Any picture among the records should be left out, please; retype the rest exactly.

— begin RECORDS SUPPLIED —

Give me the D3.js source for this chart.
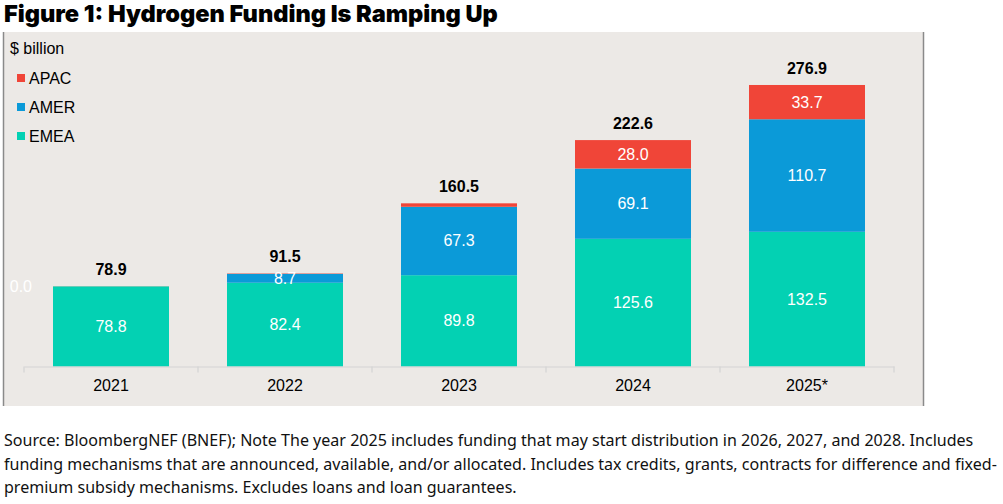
<!DOCTYPE html>
<html>
<head>
<meta charset="utf-8">
<script src="https://cdn.jsdelivr.net/npm/d3@7"></script>
<style>
  body { margin: 0; background: #fff; }
  svg { display: block; }
</style>
</head>
<body>
<div class="chart"></div>
<script>
const YEARS = ["2021", "2022", "2023", "2024", "2025*"];
const EMEA = [78.8, 82.4, 89.8, 125.6, 132.5];
const AMER = [0.0, 8.7, 67.3, 69.1, 110.7];
const APAC = [0.1, 0.4, 3.4, 28.0, 33.7];
const TOTALS = [78.9, 91.5, 160.5, 222.6, 276.9];
const SERIES_NAMES = ["EMEA", "AMER", "APAC"];
const SOURCE_LINES = [
    "Source: BloombergNEF (BNEF); Note The year 2025 includes funding that may start distribution in 2026, 2027, and 2028. Includes",
    "funding mechanisms that are announced, available, and/or allocated. Includes tax credits, grants, contracts for difference and fixed-",
    "premium subsidy mechanisms. Excludes loans and loan guarantees."
];

const width = 1003;
const height = 504;
const colors = { EMEA: "#03d1b3", AMER: "#0b9ad8", APAC: "#f04538" };
const armFont = "'Liberation Sans', Arial, sans-serif";

const svg = d3.select(".chart").append("svg")
    .attr("width", width)
    .attr("height", height);

// title, sized to fit the reference width
const title = svg.append("text")
    .attr("x", 4)
    .attr("y", 22)
    .attr("font-family", "Inter, 'Noto Sans', sans-serif")
    .attr("font-weight", 900)
    .attr("font-size", 24)
    .attr("fill", "#000")
    .text("Figure 1: Hydrogen Funding Is Ramping Up");
const tw = title.node().getComputedTextLength();
title.attr("font-size", 24 * 494 / tw);

// grey plot panel
svg.append("rect")
    .attr("x", 3).attr("y", 32)
    .attr("width", 921).attr("height", 374)
    .attr("fill", "#ece9e6");
svg.append("line").attr("x1", 3.5).attr("x2", 3.5).attr("y1", 32).attr("y2", 406)
    .attr("stroke", "#8a8a8a").attr("stroke-width", 1.5);
svg.append("line").attr("x1", 923.5).attr("x2", 923.5).attr("y1", 32).attr("y2", 406)
    .attr("stroke", "#8a8a8a").attr("stroke-width", 1.5);

const xScale = d3.scaleBand()
    .domain(YEARS)
    .range([24, 894])
    .paddingInner(1 / 3)
    .paddingOuter(1 / 6);
const yScale = d3.scaleLinear().domain([0, 300]).range([366.5, 61.5]);

// stack the series
const rows = YEARS.map((y, i) => ({ year: y, EMEA: EMEA[i], AMER: AMER[i], APAC: APAC[i] }));
const stacked = d3.stack().keys(SERIES_NAMES)(rows);

const g = svg.append("g");
g.selectAll(".series")
    .data(stacked)
    .enter()
    .append("g")
    .attr("fill", (s) => colors[s.key])
    .selectAll("rect")
    .data((s) => s)
    .enter()
    .append("rect")
    .attr("x", (d) => xScale(d.data.year))
    .attr("width", xScale.bandwidth())
    .attr("y", (d) => yScale(d[1]))
    .attr("height", (d) => yScale(d[0]) - yScale(d[1]));

// axis: baseline and ticks between categories
const axis = svg.append("g").attr("transform", "translate(0,366.5)");
axis.call(d3.axisBottom(xScale).tickSize(0).tickPadding(13));
axis.select(".domain").attr("stroke", "#d4d4d4").attr("stroke-width", 1.2);
axis.selectAll(".tick text")
    .attr("font-family", armFont)
    .attr("font-size", 16)
    .attr("fill", "#000");
const gap = (xScale.step() - xScale.bandwidth()) / 2;
const edges = YEARS.map((y) => xScale(y) - gap).concat([xScale.range()[1]]);
axis.selectAll(".edge")
    .data(edges)
    .enter()
    .append("line")
    .attr("x1", (d) => d).attr("x2", (d) => d)
    .attr("y1", 0).attr("y2", 6)
    .attr("stroke", "#d4d4d4").attr("stroke-width", 1.2);

// values inside segments
stacked.forEach((s) => {
    s.forEach((d) => {
        const v = d[1] - d[0];
        const x0 = xScale(d.data.year);
        if (v === 0) {
            svg.append("text")
                .attr("x", x0 - 21)
                .attr("y", yScale(d[0]))
                .attr("text-anchor", "end")
                .attr("dominant-baseline", "central")
                .attr("font-family", armFont)
                .attr("font-size", 16)
                .attr("fill", "#fff")
                .text(v.toFixed(1));
        } else if (v >= 5) {
            svg.append("text")
                .attr("x", x0 + xScale.bandwidth() / 2)
                .attr("y", yScale((d[0] + d[1]) / 2))
                .attr("text-anchor", "middle")
                .attr("dominant-baseline", "central")
                .attr("font-family", armFont)
                .attr("font-size", 16)
                .attr("fill", "#fff")
                .text(v.toFixed(1));
        }
    });
});

// totals on top
svg.selectAll(".total")
    .data(TOTALS)
    .enter()
    .append("text")
    .attr("x", (d, i) => xScale(YEARS[i]) + xScale.bandwidth() / 2)
    .attr("y", (d) => yScale(d) - 11)
    .attr("text-anchor", "middle")
    .attr("font-family", armFont)
    .attr("font-weight", "bold")
    .attr("font-size", 16)
    .attr("fill", "#000")
    .text((d) => d.toFixed(1));

// unit and legend
svg.append("text")
    .attr("x", 10).attr("y", 54)
    .attr("font-family", armFont)
    .attr("font-size", 16)
    .text("$ billion");
const legendItems = ["APAC", "AMER", "EMEA"];
const legend = svg.selectAll(".legend")
    .data(legendItems)
    .enter()
    .append("g")
    .attr("transform", (d, i) => "translate(17," + (78 + i * 29) + ")");
legend.append("rect")
    .attr("x", 0).attr("y", -4)
    .attr("width", 8).attr("height", 8)
    .attr("fill", (d) => colors[d]);
legend.append("text")
    .attr("x", 12).attr("y", 0)
    .attr("dominant-baseline", "central")
    .attr("font-family", armFont)
    .attr("font-size", 16)
    .text((d) => d);

// source note, font sized so the widest line fits
const src = svg.append("g")
    .attr("font-family", "'Noto Sans', 'Open Sans', sans-serif")
    .attr("font-size", 16)
    .attr("fill", "#111");
const srcLines = src.selectAll("text")
    .data(SOURCE_LINES)
    .enter()
    .append("text")
    .attr("x", 4)
    .attr("y", (d, i) => 446 + i * 23.5)
    .text((d) => d);
const w2 = srcLines.nodes()[1].getComputedTextLength();
src.attr("font-size", 16 * 993 / w2);
</script>
</body>
</html>
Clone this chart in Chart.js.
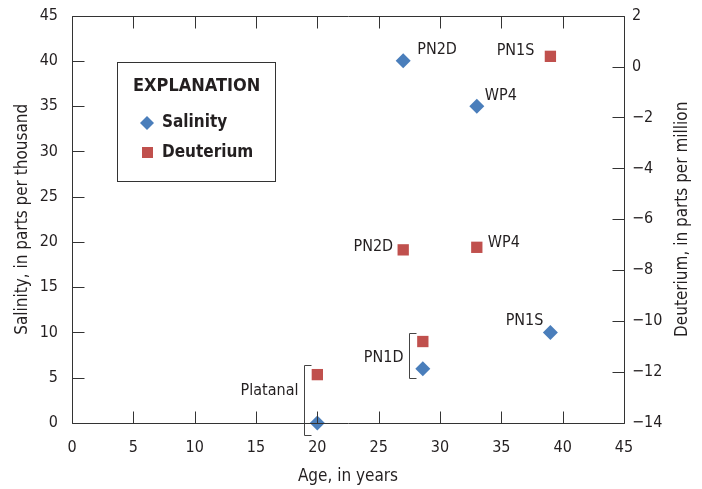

— end RECORDS SUPPLIED —

▸ RESPONSE TO THE TASK
Give me the D3.js source for this chart.
<!DOCTYPE html>
<html>
<head>
<meta charset="utf-8">
<script src="https://cdn.jsdelivr.net/npm/d3@7"></script>
<style>
  body { margin: 0; background: #fff; }
  svg { display: block; }
</style>
</head>
<body>
<div class="chart"></div>
<script>
const YEARS = ["2021", "2022", "2023", "2024", "2025*"];
const EMEA = [78.8, 82.4, 89.8, 125.6, 132.5];
const AMER = [0.0, 8.7, 67.3, 69.1, 110.7];
const APAC = [0.1, 0.4, 3.4, 28.0, 33.7];
const TOTALS = [78.9, 91.5, 160.5, 222.6, 276.9];
const SERIES_NAMES = ["EMEA", "AMER", "APAC"];
const SOURCE_LINES = [
    "Source: BloombergNEF (BNEF); Note The year 2025 includes funding that may start distribution in 2026, 2027, and 2028. Includes",
    "funding mechanisms that are announced, available, and/or allocated. Includes tax credits, grants, contracts for difference and fixed-",
    "premium subsidy mechanisms. Excludes loans and loan guarantees."
];

const width = 1003;
const height = 504;
const colors = { EMEA: "#03d1b3", AMER: "#0b9ad8", APAC: "#f04538" };
const armFont = "'Liberation Sans', Arial, sans-serif";

const svg = d3.select(".chart").append("svg")
    .attr("width", width)
    .attr("height", height);

// title, sized to fit the reference width
const title = svg.append("text")
    .attr("x", 4)
    .attr("y", 22)
    .attr("font-family", "Inter, 'Noto Sans', sans-serif")
    .attr("font-weight", 900)
    .attr("font-size", 24)
    .attr("fill", "#000")
    .text("Figure 1: Hydrogen Funding Is Ramping Up");
const tw = title.node().getComputedTextLength();
title.attr("font-size", 24 * 494 / tw);

// grey plot panel
svg.append("rect")
    .attr("x", 3).attr("y", 32)
    .attr("width", 921).attr("height", 374)
    .attr("fill", "#ece9e6");
svg.append("line").attr("x1", 3.5).attr("x2", 3.5).attr("y1", 32).attr("y2", 406)
    .attr("stroke", "#8a8a8a").attr("stroke-width", 1.5);
svg.append("line").attr("x1", 923.5).attr("x2", 923.5).attr("y1", 32).attr("y2", 406)
    .attr("stroke", "#8a8a8a").attr("stroke-width", 1.5);

const xScale = d3.scaleBand()
    .domain(YEARS)
    .range([24, 894])
    .paddingInner(1 / 3)
    .paddingOuter(1 / 6);
const yScale = d3.scaleLinear().domain([0, 300]).range([366.5, 61.5]);

// stack the series
const rows = YEARS.map((y, i) => ({ year: y, EMEA: EMEA[i], AMER: AMER[i], APAC: APAC[i] }));
const stacked = d3.stack().keys(SERIES_NAMES)(rows);

const g = svg.append("g");
g.selectAll(".series")
    .data(stacked)
    .enter()
    .append("g")
    .attr("fill", (s) => colors[s.key])
    .selectAll("rect")
    .data((s) => s)
    .enter()
    .append("rect")
    .attr("x", (d) => xScale(d.data.year))
    .attr("width", xScale.bandwidth())
    .attr("y", (d) => yScale(d[1]))
    .attr("height", (d) => yScale(d[0]) - yScale(d[1]));

// axis: baseline and ticks between categories
const axis = svg.append("g").attr("transform", "translate(0,366.5)");
axis.call(d3.axisBottom(xScale).tickSize(0).tickPadding(13));
axis.select(".domain").attr("stroke", "#d4d4d4").attr("stroke-width", 1.2);
axis.selectAll(".tick text")
    .attr("font-family", armFont)
    .attr("font-size", 16)
    .attr("fill", "#000");
const gap = (xScale.step() - xScale.bandwidth()) / 2;
const edges = YEARS.map((y) => xScale(y) - gap).concat([xScale.range()[1]]);
axis.selectAll(".edge")
    .data(edges)
    .enter()
    .append("line")
    .attr("x1", (d) => d).attr("x2", (d) => d)
    .attr("y1", 0).attr("y2", 6)
    .attr("stroke", "#d4d4d4").attr("stroke-width", 1.2);

// values inside segments
stacked.forEach((s) => {
    s.forEach((d) => {
        const v = d[1] - d[0];
        const x0 = xScale(d.data.year);
        if (v === 0) {
            svg.append("text")
                .attr("x", x0 - 21)
                .attr("y", yScale(d[0]))
                .attr("text-anchor", "end")
                .attr("dominant-baseline", "central")
                .attr("font-family", armFont)
                .attr("font-size", 16)
                .attr("fill", "#fff")
                .text(v.toFixed(1));
        } else if (v >= 5) {
            svg.append("text")
                .attr("x", x0 + xScale.bandwidth() / 2)
                .attr("y", yScale((d[0] + d[1]) / 2))
                .attr("text-anchor", "middle")
                .attr("dominant-baseline", "central")
                .attr("font-family", armFont)
                .attr("font-size", 16)
                .attr("fill", "#fff")
                .text(v.toFixed(1));
        }
    });
});

// totals on top
svg.selectAll(".total")
    .data(TOTALS)
    .enter()
    .append("text")
    .attr("x", (d, i) => xScale(YEARS[i]) + xScale.bandwidth() / 2)
    .attr("y", (d) => yScale(d) - 11)
    .attr("text-anchor", "middle")
    .attr("font-family", armFont)
    .attr("font-weight", "bold")
    .attr("font-size", 16)
    .attr("fill", "#000")
    .text((d) => d.toFixed(1));

// unit and legend
svg.append("text")
    .attr("x", 10).attr("y", 54)
    .attr("font-family", armFont)
    .attr("font-size", 16)
    .text("$ billion");
const legendItems = ["APAC", "AMER", "EMEA"];
const legend = svg.selectAll(".legend")
    .data(legendItems)
    .enter()
    .append("g")
    .attr("transform", (d, i) => "translate(17," + (78 + i * 29) + ")");
legend.append("rect")
    .attr("x", 0).attr("y", -4)
    .attr("width", 8).attr("height", 8)
    .attr("fill", (d) => colors[d]);
legend.append("text")
    .attr("x", 12).attr("y", 0)
    .attr("dominant-baseline", "central")
    .attr("font-family", armFont)
    .attr("font-size", 16)
    .text((d) => d);

// source note, font sized so the widest line fits
const src = svg.append("g")
    .attr("font-family", "'Noto Sans', 'Open Sans', sans-serif")
    .attr("font-size", 16)
    .attr("fill", "#111");
const srcLines = src.selectAll("text")
    .data(SOURCE_LINES)
    .enter()
    .append("text")
    .attr("x", 4)
    .attr("y", (d, i) => 446 + i * 23.5)
    .text((d) => d);
const w2 = srcLines.nodes()[1].getComputedTextLength();
src.attr("font-size", 16 * 993 / w2);
</script>
</body>
</html>
Clone this chart in Chart.js.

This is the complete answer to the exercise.